- Directed by: Rhayne Vermette
- Written by: Rhayne Vermette
- Produced by: Rhayne Vermette Oliver King Charlene Moore
- Starring: Val Vint Andrina Turenne Will George
- Cinematography: Rhayne Vermette Ryan Steel Heidi Phillips Kristiane Church
- Edited by: Rhayne Vermette
- Music by: Bret Parenteau
- Production company: Exovedate Productions
- Release date: September 5, 2025 (TIFF);
- Running time: 80 minutes
- Country: Canada
- Language: French

= Levers (film) =

2025 Canadian film

Levers is a Canadian experimental drama film, directed by Rhayne Vermette and released in 2025. The film centres on a small town in Manitoba whose residents are tested when the town is plunged into darkness by an unexpected solar eclipse just as a community sculpture is about to be unveiled in the town centre, with the story told episodically in 22 chapters inspired by the Major Arcana in a deck of tarot cards.

The cast includes Val Vint, Andrina Turenne and Will George.

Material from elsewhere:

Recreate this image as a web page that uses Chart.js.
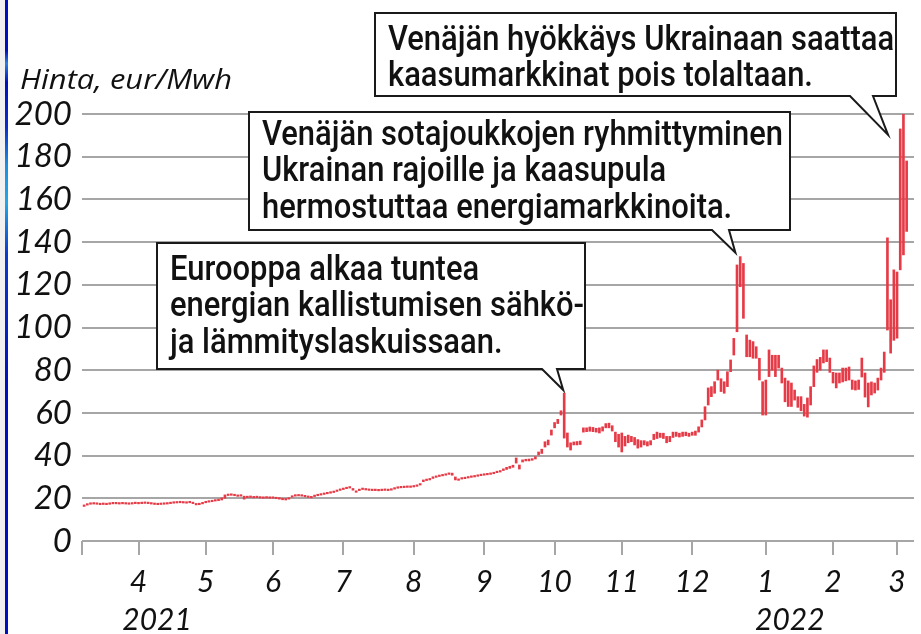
<!DOCTYPE html>
<html>
<head>
<meta charset="utf-8">
<script src="https://cdn.jsdelivr.net/npm/chart.js@4/dist/chart.umd.min.js"></script>
<style>
  html, body { margin: 0; padding: 0; background: #fff; }
  #wrap { position: relative; width: 921px; height: 634px; }
  #edge { position: absolute; left: 0; top: 0; width: 5px; height: 634px; background: #f1f1f1; }
  #bar { position: absolute; left: 5px; top: 0; width: 3px; height: 634px;
    background: linear-gradient(to bottom, #0010c0 0%, #0010c0 8%, #2c7fe0 10%, #0010c0 13%, #0a2cd0 20%, #1a8fe0 26%, #20a8e8 32%, #0a3ad0 40%, #0010c0 60%, #0010c0 100%); }
</style>
</head>
<body>
<div id="wrap">
  <canvas id="gasChart" width="921" height="634"></canvas>
  <div id="edge"></div>
  <div id="bar"></div>
</div>
<script>
// daily low / high, eur/MWh, one value per trading day (9.3.2021 - 4.3.2022)
const lows = [
  // 3/2021
  16.2,16.8,17.2,17.3,17.2,17.0,17.1,17.0,17.2,17.4,17.4,17.3,17.4,17.3,17.2,17.3,17.5,
  // 4
  17.4,17.5,17.6,17.5,17.3,17.1,17.0,17.1,17.2,17.3,17.5,17.7,17.8,17.9,17.8,17.7,17.9,17.5,16.9,17.0,17.4,
  // 5
  17.9,18.2,18.4,18.7,18.9,19.2,20.0,21.3,21.4,21.2,20.9,21.0,19.6,20.3,20.4,20.2,20.3,20.1,20.0,20.1,20.0,
  // 6
  20.0,19.8,19.6,19.3,19.2,19.6,20.5,21.0,21.1,21.0,20.7,20.4,20.2,20.8,21.2,21.5,21.8,22.1,22.4,22.7,23.2,23.7,
  // 7
  24.1,24.5,24.8,23.8,22.8,23.6,24.1,23.9,23.7,23.6,23.6,23.5,23.6,23.7,23.6,23.8,24.3,24.7,24.9,25.0,25.1,25.1,
  // 8
  25.3,25.6,26.2,27.8,28.3,28.6,29.3,29.8,30.2,30.5,30.8,31.2,30.8,28.6,28.4,29.0,29.2,29.5,29.8,30.0,30.3,30.6,
  // 9
  30.8,31.0,31.2,31.5,32.0,32.3,33.0,33.5,34.0,34.5,36.5,33.7,37.0,37.5,37.5,37.8,38.4,40.3,41.0,44.0,45.0,49.6,
  // 10
  53.0,55.0,59.0,48.2,44.0,42.6,45.0,45.0,45.2,51.0,51.2,51.4,51.2,51.0,50.6,51.5,53.0,53.0,51.5,46.5,44.0,
  // 11
  41.7,44.5,46.0,46.5,45.0,43.5,44.0,45.0,44.5,45.0,47.5,48.0,48.5,48.0,46.0,46.5,48.5,49.0,48.7,49.0,49.3,49.0,
  // 12
  49.5,49.5,51.0,53.4,56.7,63.7,67.6,69.2,75.4,70.0,69.2,72.3,79.3,87.1,98.0,119.1,104.3,86.3,86.3,85.6,85.6,75.4,59.0,
  // 1/2022
  59.0,77.0,80.0,77.0,81.0,74.0,65.2,63.0,63.0,66.0,62.6,61.0,58.5,58.0,63.7,72.3,79.0,80.0,83.4,84.0,79.0,
  // 2
  74.0,71.7,74.0,74.5,75.0,75.4,71.0,70.7,71.0,76.8,67.4,62.8,68.4,69.3,70.7,75.4,79.0,98.8,88.0,94.0,
  // 3
  95.0,127.0,134.0,145.0
];
const highs = [
  // 3/2021
  16.8,17.4,17.8,17.9,17.7,17.6,17.6,17.5,17.8,17.9,18.0,17.8,17.9,17.8,17.7,17.8,18.0,
  // 4
  17.9,18.0,18.1,18.0,17.8,17.6,17.5,17.6,17.7,17.8,18.0,18.2,18.3,18.4,18.3,18.2,18.4,18.0,17.5,17.6,18.0,
  // 5
  18.4,18.7,19.0,19.2,19.5,20.2,21.6,22.0,22.1,21.8,21.5,21.5,21.0,20.9,21.0,20.7,20.8,20.6,20.5,20.6,20.5,
  // 6
  20.5,20.3,20.2,19.8,19.7,20.2,21.1,21.5,21.6,21.5,21.2,20.9,20.7,21.3,21.7,22.0,22.3,22.6,22.9,23.2,23.8,24.3,
  // 7
  24.7,25.1,25.4,24.6,23.5,24.3,24.7,24.4,24.2,24.1,24.1,24.0,24.1,24.2,24.1,24.3,24.8,25.2,25.4,25.5,25.6,25.6,
  // 8
  25.9,26.2,26.9,28.6,29.0,29.3,30.1,30.5,30.8,31.1,31.4,31.9,31.8,30.0,29.0,29.6,29.8,30.1,30.4,30.6,30.9,31.2,
  // 9
  31.4,31.6,31.8,32.1,32.6,33.0,33.8,34.5,35.0,35.5,38.9,35.6,38.0,38.3,38.4,38.6,39.5,41.7,43.0,46.5,47.3,52.0,
  // 10
  55.5,57.0,61.0,69.3,50.6,46.0,46.4,46.6,46.8,53.0,53.0,53.4,53.2,52.8,53.0,53.5,55.0,55.2,54.0,51.0,50.0,
  // 11
  50.6,49.0,49.6,49.0,48.5,47.5,47.0,47.0,46.5,47.0,50.0,51.0,50.5,50.5,49.0,49.0,51.0,51.0,50.5,51.0,51.0,50.5,
  // 12
  51.0,51.5,53.5,56.7,62.9,71.7,72.3,74.6,80.0,76.0,74.6,79.3,84.8,94.9,129.3,133.2,130.0,96.5,94.1,93.4,91.0,85.6,74.6,
  // 1/2022
  75.4,89.5,87.0,87.0,87.0,81.0,76.3,75.0,74.0,70.7,67.6,67.6,64.0,67.0,72.3,82.0,85.0,86.0,89.5,89.5,85.7,
  // 2
  79.0,78.7,78.7,81.0,81.0,81.5,75.4,75.0,75.4,85.7,78.7,74.0,74.5,74.0,76.3,81.0,88.5,142.0,113.0,127.0,
  // 3
  126.0,193.0,200.0,178.0
];

// first trading day of each month (index into the arrays above)
const monthStarts = [17, 38, 59, 81, 103, 125, 147, 168, 190, 213, 234, 254];
const monthLabels = ['4', '5', '6', '7', '8', '9', '10', '11', '12', '1', '2', '3'];
const yearLabels = ['2021', '2022'];
const yearAt = [22.8, 220.5];
const yTicks = [0, 20, 40, 60, 80, 100, 120, 140, 160, 180, 200];
const axisTitle = 'Hinta, eur/Mwh';

// callouts: text lines and the point (trading day, price) the tail points at
const noteLines = [
  ['Eurooppa alkaa tuntea', 'energian kallistumisen sähkö-', 'ja lämmityslaskuissaan.'],
  ['Venäjän sotajoukkojen ryhmittyminen', 'Ukrainan rajoille ja kaasupula', 'hermostuttaa energiamarkkinoita.'],
  ['Venäjän hyökkäys Ukrainaan saattaa', 'kaasumarkkinat pois tolaltaan.']
];
const noteTargets = [[149.7, 70.7], [203.5, 135], [251.2, 190.2]];

const X_MIN = -0.66, X_MAX = 259.3;
const tickFont = '"Lato", "Open Sans", sans-serif';

// box placement for each callout (px) and where its tail leaves the bottom edge
const noteBoxes = [
  { x: 157, y: 243, w: 428, h: 126, tail: [542, 557], first: 28 },
  { x: 249, y: 112, w: 541, h: 118, tail: [712, 729], first: 24 },
  { x: 375, y: 13,  w: 521, h: 83,  tail: [850, 873], first: 28 }
];

const calloutPlugin = {
  id: 'callouts',
  afterDatasetsDraw(chart) {
    const ctx = chart.ctx;
    const xs = chart.scales.x, ys = chart.scales.y;

    // axis title, stretched to the width it has in the print
    ctx.save();
    ctx.fillStyle = '#111';
    ctx.font = 'italic 27px "Open Sans", sans-serif';
    ctx.textAlign = 'left';
    ctx.textBaseline = 'alphabetic';
    const tw = ctx.measureText(axisTitle).width;
    ctx.save();
    ctx.translate(20, 89);
    ctx.scale(212 / tw, 1);
    ctx.fillText(axisTitle, 0, 0);
    ctx.restore();

    // year labels under the month ticks
    ctx.font = 'italic 30px ' + tickFont;
    ctx.textAlign = 'center';
    ctx.textBaseline = 'middle';
    yearLabels.forEach((lab, i) => {
      ctx.fillText(lab, xs.getPixelForValue(yearAt[i]), 620);
    });

    // speech bubbles
    ctx.font = '500 35px Roboto, "Liberation Sans", sans-serif';
    const sx = 521 / ctx.measureText(noteLines[1][0]).width;
    noteBoxes.forEach((b, n) => {
      const tx = xs.getPixelForValue(noteTargets[n][0]);
      const ty = ys.getPixelForValue(noteTargets[n][1]);
      const bottom = b.y + b.h;
      ctx.beginPath();
      ctx.moveTo(b.x, b.y);
      ctx.lineTo(b.x + b.w, b.y);
      ctx.lineTo(b.x + b.w, bottom);
      ctx.lineTo(b.tail[1], bottom);
      ctx.lineTo(tx, ty);
      ctx.lineTo(b.tail[0], bottom);
      ctx.lineTo(b.x, bottom);
      ctx.closePath();
      ctx.fillStyle = '#fff';
      ctx.fill();
      ctx.lineWidth = 2;
      ctx.lineJoin = 'miter';
      ctx.strokeStyle = '#1a1a1a';
      ctx.stroke();

      ctx.fillStyle = '#111';
      ctx.textAlign = 'left';
      ctx.textBaseline = 'middle';
      noteLines[n].forEach((line, k) => {
        ctx.save();
        ctx.translate(b.x + 13, b.y + b.first + k * 36.5);
        ctx.scale(sx, 1);
        ctx.fillText(line, 0, 0);
        ctx.restore();
      });
    });
    ctx.restore();
  }
};

new Chart(document.getElementById('gasChart'), {
  type: 'bar',
  data: {
    datasets: [{
      data: lows.map((lo, i) => ({ x: i, y: [lo, highs[i]] })),
      backgroundColor: '#e63b47',
      borderWidth: 0,
      barThickness: 2,
      minBarLength: 1.5,
      grouped: false
    }]
  },
  options: {
    responsive: false,
    animation: false,
    layout: { padding: { top: 114, right: 7, left: 0, bottom: 0 } },
    plugins: { legend: { display: false }, tooltip: { enabled: false } },
    scales: {
      x: {
        type: 'linear',
        offset: false,
        min: X_MIN,
        max: X_MAX,
        afterBuildTicks: scale => {
          scale.ticks = [X_MIN].concat(monthStarts).map(v => ({ value: v }));
        },
        afterFit: scale => { scale.height = 93; },
        grid: { offset: false, drawOnChartArea: false, drawTicks: true, tickLength: 14, color: '#a6a6a6', lineWidth: 2 },
        border: { display: false },
        ticks: {
          autoSkip: false,
          maxRotation: 0,
          padding: 9,
          color: '#111',
          font: { family: tickFont, size: 30, style: 'italic' },
          callback: function(value) {
            const k = monthStarts.indexOf(value);
            return k >= 0 ? monthLabels[k] : '';
          }
        }
      },
      y: {
        min: 0,
        max: 200,
        afterBuildTicks: scale => { scale.ticks = yTicks.map(v => ({ value: v })); },
        afterFit: scale => { scale.width = 82; },
        grid: { drawTicks: false, color: '#a6a6a6', lineWidth: 2 },
        border: { display: false },
        ticks: {
          padding: 10,
          color: '#111',
          font: { family: tickFont, size: 33, style: 'italic' }
        }
      }
    }
  },
  plugins: [calloutPlugin]
});
</script>
</body>
</html>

The film premiered in the Wavelengths program at the 2025 Toronto International Film Festival.

==Critical response==
Shelagh Rowan-Legg of Screen Anarchy wrote that "Levers is something of an enigma, but that is what suits its slippery, hazy narrative that asks us to question how to look and move through the world when we must rethink how we encounter it. Mostly, it looks to a community to understand how that realignment must take place, with the knowledge that the unknown is upon us, and a different (or perhaps renewed) kind of labour is necessary to carry through it."